NAID membership comes from many directions, he says, since numerous companies have merged in recent years. Record storage companies have set up separate data destruction divisions, many mobile and plant-based service providers have combined and a once-thriving office paper recycling sector was replaced by the information destruction industry, Johnson says.

“When the business climate changed in the early 2000s, and you could no longer recycle paper without any security involved, more or less companies just saw the writing on the wall and they morphed into information destruction companies,” Johnson says.

“Serving the multiple and evolving constituents that we have, it’s not the clear divider that it used to be because so many plant-based and mobile providers have morphed.”

He adds, “While there was a fine line between hard copy and electronics, that line is slowly dissolving.”
 

Professional programs

NAID’s membership has grown over the years and so, too, has the services that it offers. Fourteen years after introducing the NAID AAA Certification program, Johnson says nearly 85 percent of its North American member companies are certified. The NAID AAA Certification program certifies secure destruction operations for on-site and off-site paper shredding, micro media, physical destruction of computer hard drives. The group also offers certification for the sanitization of electronic equipment.

Johnson says while market differentiation might have been the initial momentum behind the growth of the certification program, certification has come to play a much important role in the marketplace.

“It’s the ultimate service for the client to subject themselves to this audit regime,” he says of NAID certified companies.

The NAID Certification of Sanitization Operations, launched in 2008, also focuses on data security. The voluntary program is available to members and verifies the security and effectiveness of sanitization services offered by IT asset management firms, electronics recycling companies and others. Auditors verify the effectiveness of sanitization of hard drives and solid state devices using the forensic examination of control devices as well as of devices randomly removed from the applicant’s processed inventory.

NAID introduced the AAA Certification of Sanitization Operations in response to member companies who acknowledged that hard drive resale opportunities existed, and therefore it was important to ensure data were securely wiped from these devices.

NAID’s certifications include scheduled and random unannounced audits by the association’s trained and accredited third-party security professionals.

Johnson says the success of NAID’s certifications and what they do for clients is another benefit for the industry.

“All one has to do is look at all of the programs and materials NAID has created and see how they have been used by members to improve their businesses,” Johnson says. “When I think about how data protection officials around the world now know to turn to NAID for advice on data disposal, that’s very rewarding. NAID is now certainly widely recognized across the globe for the secure destruction industry.”

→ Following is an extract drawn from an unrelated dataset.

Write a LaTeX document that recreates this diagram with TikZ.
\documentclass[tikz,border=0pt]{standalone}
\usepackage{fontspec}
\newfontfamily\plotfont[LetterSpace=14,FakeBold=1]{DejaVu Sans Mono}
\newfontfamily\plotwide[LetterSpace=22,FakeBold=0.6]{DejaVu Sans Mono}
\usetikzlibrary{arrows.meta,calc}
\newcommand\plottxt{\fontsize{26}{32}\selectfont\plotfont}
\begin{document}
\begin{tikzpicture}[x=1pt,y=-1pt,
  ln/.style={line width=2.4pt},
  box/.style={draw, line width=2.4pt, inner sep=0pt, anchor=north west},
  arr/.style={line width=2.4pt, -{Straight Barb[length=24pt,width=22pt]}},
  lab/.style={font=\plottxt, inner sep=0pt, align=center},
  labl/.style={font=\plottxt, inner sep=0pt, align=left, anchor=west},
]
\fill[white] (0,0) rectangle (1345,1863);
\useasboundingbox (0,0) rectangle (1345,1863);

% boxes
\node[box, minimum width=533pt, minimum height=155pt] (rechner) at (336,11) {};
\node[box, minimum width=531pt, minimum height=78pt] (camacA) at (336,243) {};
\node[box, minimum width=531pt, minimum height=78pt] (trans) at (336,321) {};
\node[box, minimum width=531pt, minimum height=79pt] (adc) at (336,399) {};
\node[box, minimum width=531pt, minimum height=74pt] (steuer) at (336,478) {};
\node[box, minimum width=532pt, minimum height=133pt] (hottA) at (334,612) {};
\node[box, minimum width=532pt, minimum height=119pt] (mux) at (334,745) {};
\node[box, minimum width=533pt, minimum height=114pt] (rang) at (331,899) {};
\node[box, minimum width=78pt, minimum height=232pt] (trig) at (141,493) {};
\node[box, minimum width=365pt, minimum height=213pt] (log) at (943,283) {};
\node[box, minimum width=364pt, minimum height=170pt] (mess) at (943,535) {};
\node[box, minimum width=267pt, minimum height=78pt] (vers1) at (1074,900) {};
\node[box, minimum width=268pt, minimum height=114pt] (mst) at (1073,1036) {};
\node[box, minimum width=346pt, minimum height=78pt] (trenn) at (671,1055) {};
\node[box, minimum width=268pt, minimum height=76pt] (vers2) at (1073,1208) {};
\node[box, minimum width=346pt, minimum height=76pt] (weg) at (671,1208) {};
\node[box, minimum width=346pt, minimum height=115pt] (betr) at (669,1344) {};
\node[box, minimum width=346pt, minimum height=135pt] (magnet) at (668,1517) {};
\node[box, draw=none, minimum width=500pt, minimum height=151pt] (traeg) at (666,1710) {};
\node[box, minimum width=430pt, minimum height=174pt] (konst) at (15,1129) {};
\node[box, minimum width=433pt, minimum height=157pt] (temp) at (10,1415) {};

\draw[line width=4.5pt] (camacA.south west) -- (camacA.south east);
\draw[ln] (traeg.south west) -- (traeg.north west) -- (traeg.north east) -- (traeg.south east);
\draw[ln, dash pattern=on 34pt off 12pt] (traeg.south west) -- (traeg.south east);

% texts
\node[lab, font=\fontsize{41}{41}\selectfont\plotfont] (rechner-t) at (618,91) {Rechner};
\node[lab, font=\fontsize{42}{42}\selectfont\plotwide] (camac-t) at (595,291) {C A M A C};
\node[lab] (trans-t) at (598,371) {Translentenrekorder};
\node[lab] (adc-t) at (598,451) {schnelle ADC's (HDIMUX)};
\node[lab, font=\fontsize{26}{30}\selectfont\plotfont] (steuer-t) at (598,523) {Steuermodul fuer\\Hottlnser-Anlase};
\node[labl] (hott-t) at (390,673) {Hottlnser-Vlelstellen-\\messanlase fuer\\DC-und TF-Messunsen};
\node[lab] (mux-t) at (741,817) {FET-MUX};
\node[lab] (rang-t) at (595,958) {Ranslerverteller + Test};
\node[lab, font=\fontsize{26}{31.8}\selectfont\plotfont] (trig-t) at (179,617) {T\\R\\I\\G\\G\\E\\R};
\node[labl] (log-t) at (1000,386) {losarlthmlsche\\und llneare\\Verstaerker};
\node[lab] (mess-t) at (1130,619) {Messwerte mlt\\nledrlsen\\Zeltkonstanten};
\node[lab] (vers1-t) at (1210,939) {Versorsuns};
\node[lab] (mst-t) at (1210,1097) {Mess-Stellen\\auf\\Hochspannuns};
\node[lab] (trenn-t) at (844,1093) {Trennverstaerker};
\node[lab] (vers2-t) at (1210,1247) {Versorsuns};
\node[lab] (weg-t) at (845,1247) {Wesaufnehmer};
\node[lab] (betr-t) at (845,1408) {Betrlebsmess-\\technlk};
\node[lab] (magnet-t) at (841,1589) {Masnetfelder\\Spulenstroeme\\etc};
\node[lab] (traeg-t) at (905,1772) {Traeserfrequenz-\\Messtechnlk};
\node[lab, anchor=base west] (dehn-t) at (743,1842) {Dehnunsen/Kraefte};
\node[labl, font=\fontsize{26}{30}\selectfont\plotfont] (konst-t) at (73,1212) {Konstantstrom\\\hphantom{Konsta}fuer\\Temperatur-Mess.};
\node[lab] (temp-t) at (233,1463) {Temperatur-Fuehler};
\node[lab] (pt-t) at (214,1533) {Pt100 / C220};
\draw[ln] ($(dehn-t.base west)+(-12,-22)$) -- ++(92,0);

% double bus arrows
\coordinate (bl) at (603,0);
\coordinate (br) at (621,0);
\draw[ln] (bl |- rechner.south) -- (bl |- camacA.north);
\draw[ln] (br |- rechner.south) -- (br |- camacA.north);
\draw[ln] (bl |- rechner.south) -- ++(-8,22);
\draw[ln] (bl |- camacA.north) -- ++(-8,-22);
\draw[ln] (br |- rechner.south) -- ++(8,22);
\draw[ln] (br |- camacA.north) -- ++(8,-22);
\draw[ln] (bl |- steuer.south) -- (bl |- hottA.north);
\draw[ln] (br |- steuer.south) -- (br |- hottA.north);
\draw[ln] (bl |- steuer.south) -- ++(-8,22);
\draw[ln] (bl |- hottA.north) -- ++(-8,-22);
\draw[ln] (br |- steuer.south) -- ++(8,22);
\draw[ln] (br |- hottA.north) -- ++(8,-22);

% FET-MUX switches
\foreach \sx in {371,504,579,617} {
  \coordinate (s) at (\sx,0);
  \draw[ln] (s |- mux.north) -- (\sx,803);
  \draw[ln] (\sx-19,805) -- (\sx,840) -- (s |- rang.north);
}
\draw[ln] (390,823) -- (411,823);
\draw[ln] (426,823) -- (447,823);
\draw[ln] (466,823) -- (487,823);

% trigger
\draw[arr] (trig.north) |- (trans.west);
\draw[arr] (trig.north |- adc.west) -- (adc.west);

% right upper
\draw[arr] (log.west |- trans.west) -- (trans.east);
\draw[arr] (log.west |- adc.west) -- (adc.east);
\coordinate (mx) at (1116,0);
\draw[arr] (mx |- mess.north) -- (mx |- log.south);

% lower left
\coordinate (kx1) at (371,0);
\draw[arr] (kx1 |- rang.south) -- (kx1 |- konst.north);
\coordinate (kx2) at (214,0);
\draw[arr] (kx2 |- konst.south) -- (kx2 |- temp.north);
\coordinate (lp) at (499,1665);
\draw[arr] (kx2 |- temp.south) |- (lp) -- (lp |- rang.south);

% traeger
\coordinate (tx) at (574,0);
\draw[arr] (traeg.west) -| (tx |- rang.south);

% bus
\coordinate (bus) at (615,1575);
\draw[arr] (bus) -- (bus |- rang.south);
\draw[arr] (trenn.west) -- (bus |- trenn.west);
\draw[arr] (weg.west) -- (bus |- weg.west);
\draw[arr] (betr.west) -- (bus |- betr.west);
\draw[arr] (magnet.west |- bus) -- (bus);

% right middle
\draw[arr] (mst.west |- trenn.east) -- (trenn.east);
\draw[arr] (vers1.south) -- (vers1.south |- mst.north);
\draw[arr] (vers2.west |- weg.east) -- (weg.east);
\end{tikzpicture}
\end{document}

NAID also introduced a professional accreditation program, Certified Secure Destruction Specialist (CSDS), a few years ago. Johnson says with the upcoming graduating class, 200 individuals will have obtained CSDS accreditation.

NAID’s dedication to education may best be illustrated by its acquisition of Shred School from Total Training Services Inc., Spartanburg, S.C., in December 2012. The organization’s Shred School education arm recently lowered its registration costs, Johnson says. With “great experience” during the first five NAID-hosted Shred Schools, Johnson says 150 NAID members nationally have completed the program since NAID acquired the rights to the Shred School name.

Industry veteran Ray Barry, who served as former dean of Shred School from 2005 to 2012, joined NAID in September 2013 as chief “shreducation” and member relations officer. He will run Shred School for NAID, Johnson says.

NAID assists members with their day-to-day operations as well. “On a daily basis we get questions about everything under the sun about how they operate their business,” Johnson says of NAID’s members. “It could be anything from fire ratings on cabinets to how a regulation impacts them in a certain situation.”

He points out that NAID offers sample contracts for nearly any type of situation; instead of paying a sometimes less-informed lawyer, NAID members have access to free, credible sample contracts.

“We want to continue to provide the education and tools so that members can represent themselves so they can legitimately be security and records information professionals,” Johnson says.
 

Challenging changes

Johnson acknowledges that NAID needs to play an active part in keeping up with the evolving industry. To do that, the trade group is conducting more research, including two major research aimed at the United States in the next year, he says.

One study is on the efficacy of solid state drives (SSD). As mobile and tablet devices take over the market, the NAID SSD Task Force, a group of electronic data destruction industry professionals and outside consultants, wants to ensure secure and proven methods of SSD sanitization are available.

“Electronic media evolved so quickly, and the opportunities changed so radically. We need to know what to tell our members about solid state drives, which is why we are doing studies on them,” Johnson explains. “I don’t see NAID’s work ever being done in that regard. There will always be challenges, and NAID’s future is going to be keeping up with those evolutions in the industry and it is going to be a continual thing.”